How do you spell mouth?
As above, right?
Yes, unless you develop severe oral mucositis (SOM) from the treatment of head and neck cancer in which case that spelling – and pronunciation – definitively changes to “m-o-w-t-h”.
The o-w is for OW!!!!! As in OW, THAT REALLY, REALLY, REALLY @#$%! HURTS!!!!
Like almost constantly for 7-9 weeks, which is about how long patients with head and neck cancer receive chemotherapy and radiation.
Imagine for a moment what it would feel like to chew and swallow a steel wool pad. Then sprinkle on for good measure a handful of thorns, a long, curled piece of barbed wire, some ground glass, and several squares of highly abrasive sandpaper, and diligently work that crunchy mixture around your oral cavity.
Or mOWth.
Eating, and swallowing?
Yeah, right.
FUGGEDABOUTIT!
A more fitting abbreviation than “SOM” for severe oral mucositis is “SOS” as in the steel wool pad pictured below and as in the internationally recognized expression for, “PLEASE HELP NOW!!!”

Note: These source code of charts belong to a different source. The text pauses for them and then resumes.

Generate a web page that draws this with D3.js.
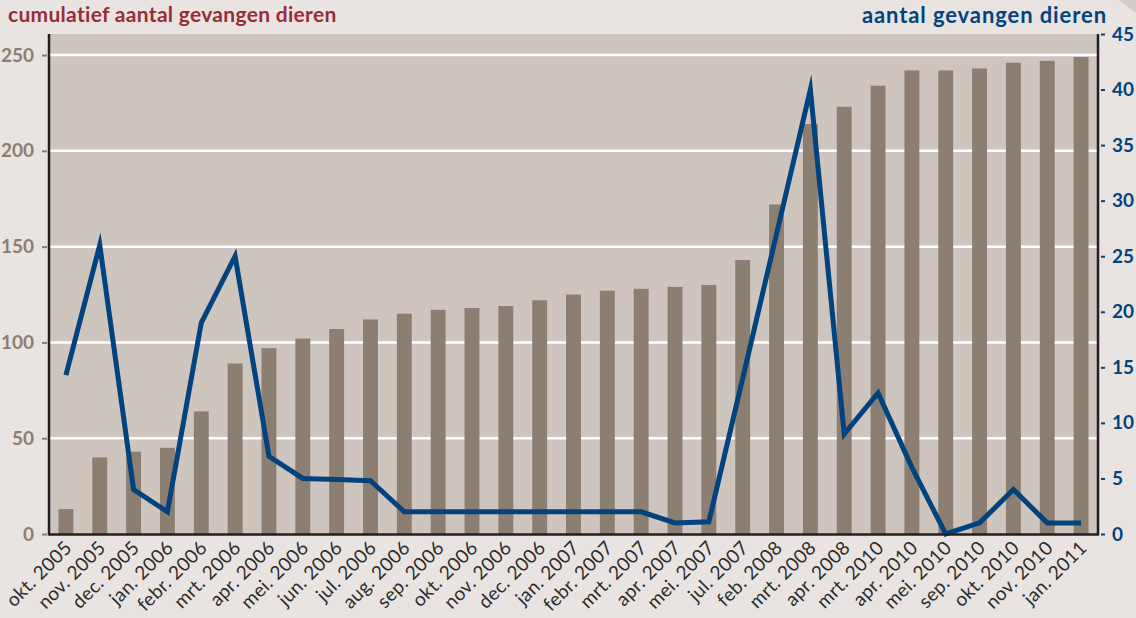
<!DOCTYPE html>
<html>
<head>
<meta charset="utf-8">
<script src="https://cdn.jsdelivr.net/npm/d3@7"></script>
<style>
  body { margin: 0; background: #e9e4e1; }
  svg { display: block; }
</style>
</head>
<body>
<script>
// cumulatief (staven) en per maand (lijn) gevangen dieren
let w = 1136;
let h = 618;

let categories = ["okt. 2005", "nov. 2005", "dec. 2005", "jan. 2006", "febr. 2006", "mrt. 2006",
  "apr. 2006", "mei. 2006", "jun. 2006", "jul. 2006", "aug. 2006", "sep. 2006", "okt. 2006",
  "nov. 2006", "dec. 2006", "jan. 2007", "febr. 2007", "mrt. 2007", "apr. 2007", "mei. 2007",
  "jul. 2007", "feb. 2008", "mrt. 2008", "apr. 2008", "mrt. 2010", "apr. 2010", "mei. 2010",
  "sep. 2010", "okt. 2010", "nov. 2010", "jan. 2011"];
let cumulative = [13, 40, 43, 45, 64, 89, 97, 102, 107, 112, 115, 117, 118, 119, 122, 125, 127,
  128, 129, 130, 143, 172, 214, 223, 234, 242, 242, 243, 246, 247, 249];
let caught = [14.3, 26, 4, 2, 19, 25, 7, 5, 4.9, 4.8, 2, 2, 2, 2, 2, 2, 2, 2, 1, 1.1, 14, 27, 40,
  9, 12.7, 6, 0, 1, 4, 1, 1];
let leftTicks = [0, 50, 100, 150, 200, 250];
let rightTicks = [0, 5, 10, 15, 20, 25, 30, 35, 40, 45];

let pLeft = 49, pRight = 1098, pTop = 34, pBottom = 534;

let svg = d3.select('body').append('svg')
    .attr('width', w)
    .attr('height', h)
    .style('font-family', 'Lato, "Open Sans", sans-serif');

svg.append('rect').attr('width', w).attr('height', h).attr('fill', '#e9e4e1');
// folded corner, top right
svg.append('path').attr('d', 'M1119,0 L1136,0 L1136,13 Z').attr('fill', '#d3cbc6');

let x = d3.scaleBand().domain(categories).range([pLeft, pRight]).paddingInner(0.56).paddingOuter(0.28);
let yL = d3.scaleLinear().domain([0, 261]).range([pBottom, pTop]);
let yR = d3.scaleLinear().domain([0, 45]).range([pBottom, pTop]);

svg.append('rect')
    .attr('x', pLeft).attr('y', pTop)
    .attr('width', pRight - pLeft).attr('height', pBottom - pTop)
    .attr('fill', '#cec5bf');

// gridlines
svg.selectAll('line.grid')
    .data(leftTicks.filter(d => d > 0))
    .enter()
    .append('line')
    .attr('class', 'grid')
    .attr('x1', pLeft).attr('x2', pRight)
    .attr('y1', d => yL(d)).attr('y2', d => yL(d))
    .attr('stroke', '#ffffff')
    .attr('stroke-width', 2.5);

svg.selectAll('rect.bar')
    .data(cumulative)
    .enter()
    .append('rect')
    .attr('class', 'bar')
    .attr('x', (d, i) => x(categories[i]))
    .attr('y', d => yL(d))
    .attr('width', x.bandwidth())
    .attr('height', d => pBottom - yL(d))
    .attr('fill', '#8c7e71');

let line = d3.line()
    .x((d, i) => x(categories[i]) + x.bandwidth() / 2)
    .y(d => yR(d));

svg.append('path')
    .datum(caught)
    .attr('d', line)
    .attr('fill', 'none')
    .attr('stroke', '#00437f')
    .attr('stroke-width', 5)
    .attr('stroke-linejoin', 'miter')
    .attr('stroke-miterlimit', 20);

// left axis
let axL = svg.append('g')
    .attr('transform', `translate(${pLeft - 1},0)`)
    .call(d3.axisLeft(yL).tickValues(leftTicks).tickSize(6).tickPadding(8));
axL.select('.domain').remove();
axL.selectAll('line').attr('stroke', '#8c7e71').attr('stroke-width', 2).attr('x2', -6).attr('x1', -1);
axL.selectAll('text')
    .attr('fill', '#8c7e71')
    .style('font-size', '19px')
    .style('font-weight', 700)
    .style('font-family', 'Lato, sans-serif');

// right axis
let axR = svg.append('g')
    .attr('transform', `translate(${pRight + 1},0)`)
    .call(d3.axisRight(yR).tickValues(rightTicks).tickSize(6).tickPadding(7));
axR.select('.domain').remove();
axR.selectAll('line').attr('stroke', '#00437f').attr('stroke-width', 2).attr('x1', 2).attr('x2', 6);
axR.selectAll('text')
    .attr('fill', '#00437f')
    .style('font-size', '19px')
    .style('font-weight', 700)
    .style('font-family', 'Lato, sans-serif');

// frame lines
svg.append('line').attr('x1', pLeft).attr('x2', pLeft).attr('y1', pTop).attr('y2', pBottom + 1.5)
    .attr('stroke', '#231f20').attr('stroke-width', 2.5);
svg.append('line').attr('x1', pRight).attr('x2', pRight).attr('y1', pTop).attr('y2', pBottom + 1.5)
    .attr('stroke', '#231f20').attr('stroke-width', 2.5);
svg.append('line').attr('x1', pLeft).attr('x2', pRight).attr('y1', pBottom + 0.5).attr('y2', pBottom + 0.5)
    .attr('stroke', '#231f20').attr('stroke-width', 2.5);

// x labels
svg.selectAll('text.xlab')
    .data(categories)
    .enter()
    .append('text')
    .attr('class', 'xlab')
    .attr('transform', d => `translate(${x(d) + x.bandwidth() / 2 + 7},${pBottom + 15}) rotate(-45)`)
    .attr('text-anchor', 'end')
    .attr('fill', '#2e2b2a')
    .style('font-size', '19px')
    .style('letter-spacing', '0.3px')
    .text(d => d);

// titles
svg.append('text')
    .attr('x', 8).attr('y', 22)
    .attr('fill', '#9b2b37')
    .style('font-size', '21px')
    .style('font-weight', 700)
    .style('letter-spacing', '0.3px')
    .text('cumulatief aantal gevangen dieren');

svg.append('text')
    .attr('x', 1107).attr('y', 23)
    .attr('text-anchor', 'end')
    .attr('fill', '#00437f')
    .style('font-size', '22px')
    .style('font-weight', 700)
    .style('letter-spacing', '0.9px')
    .text('aantal gevangen dieren');
</script>
</body>
</html>
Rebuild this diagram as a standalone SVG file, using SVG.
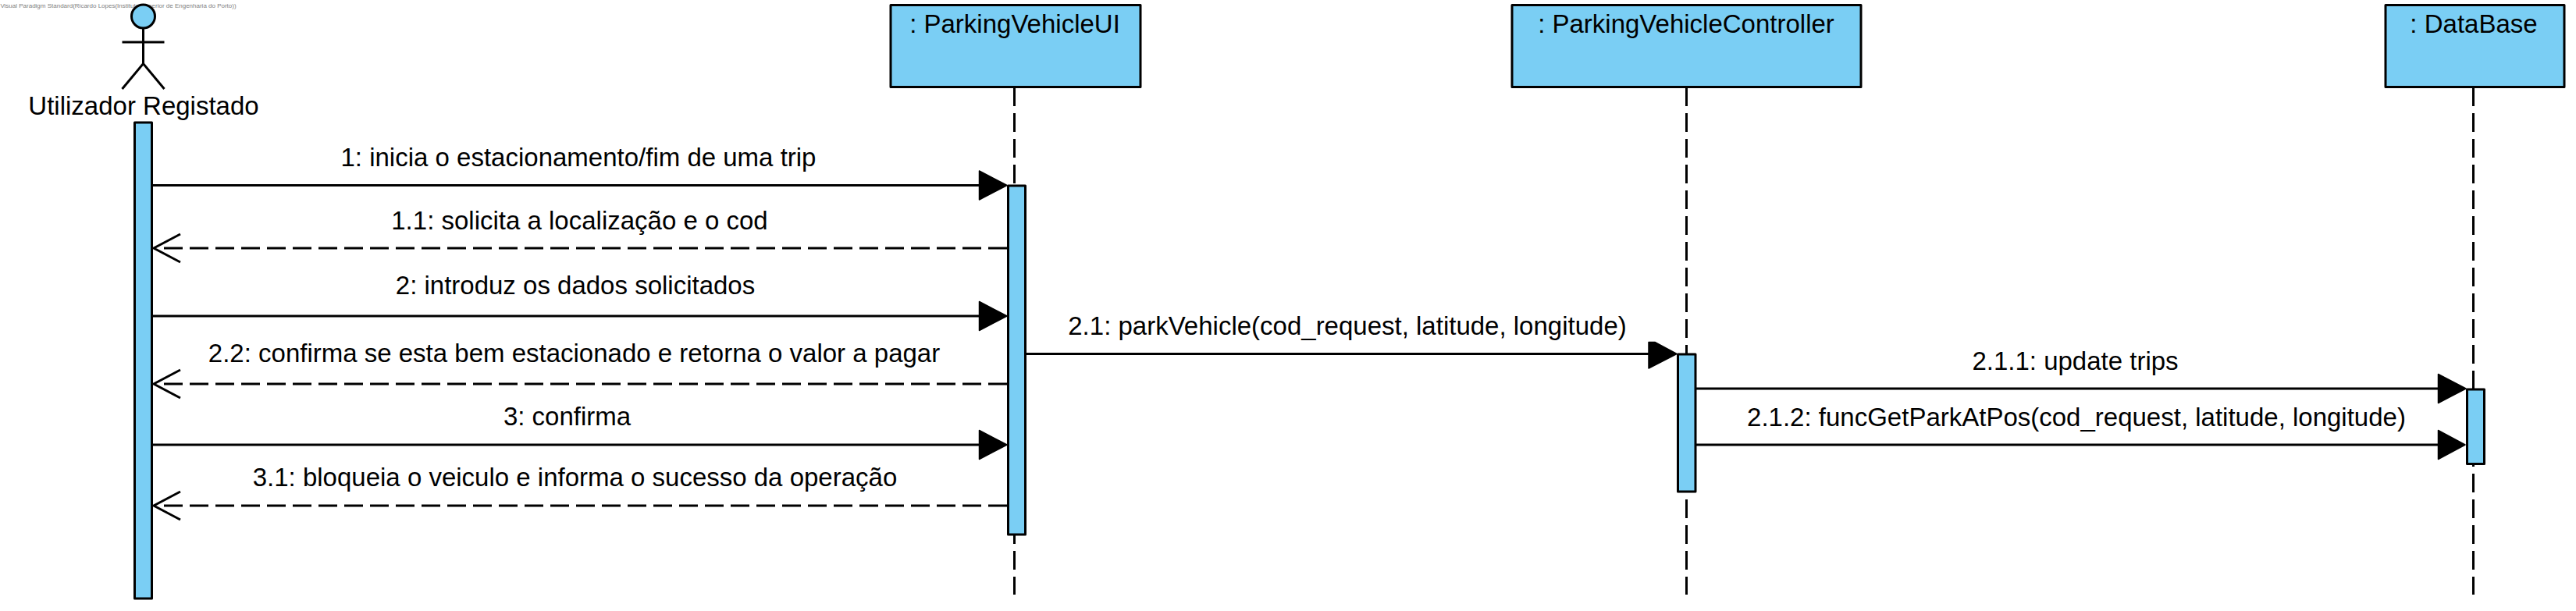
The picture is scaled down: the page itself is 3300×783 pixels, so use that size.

Which is what EpicentRx hopes to do with its Phase 2b randomized, blinded clinical trial, KEVLARx. In KEVLARx, lead EpicentRx therapy, RRx-001 (nibrozetone), is given before the start of chemotherapy and radiation to prevent or reduce the pain associated with severe oral mucositis.
How will we know if RRx-001 is successful against severe oral mucositis?
If patients no longer spell – or pronounce – “mouth” as “mOWth”.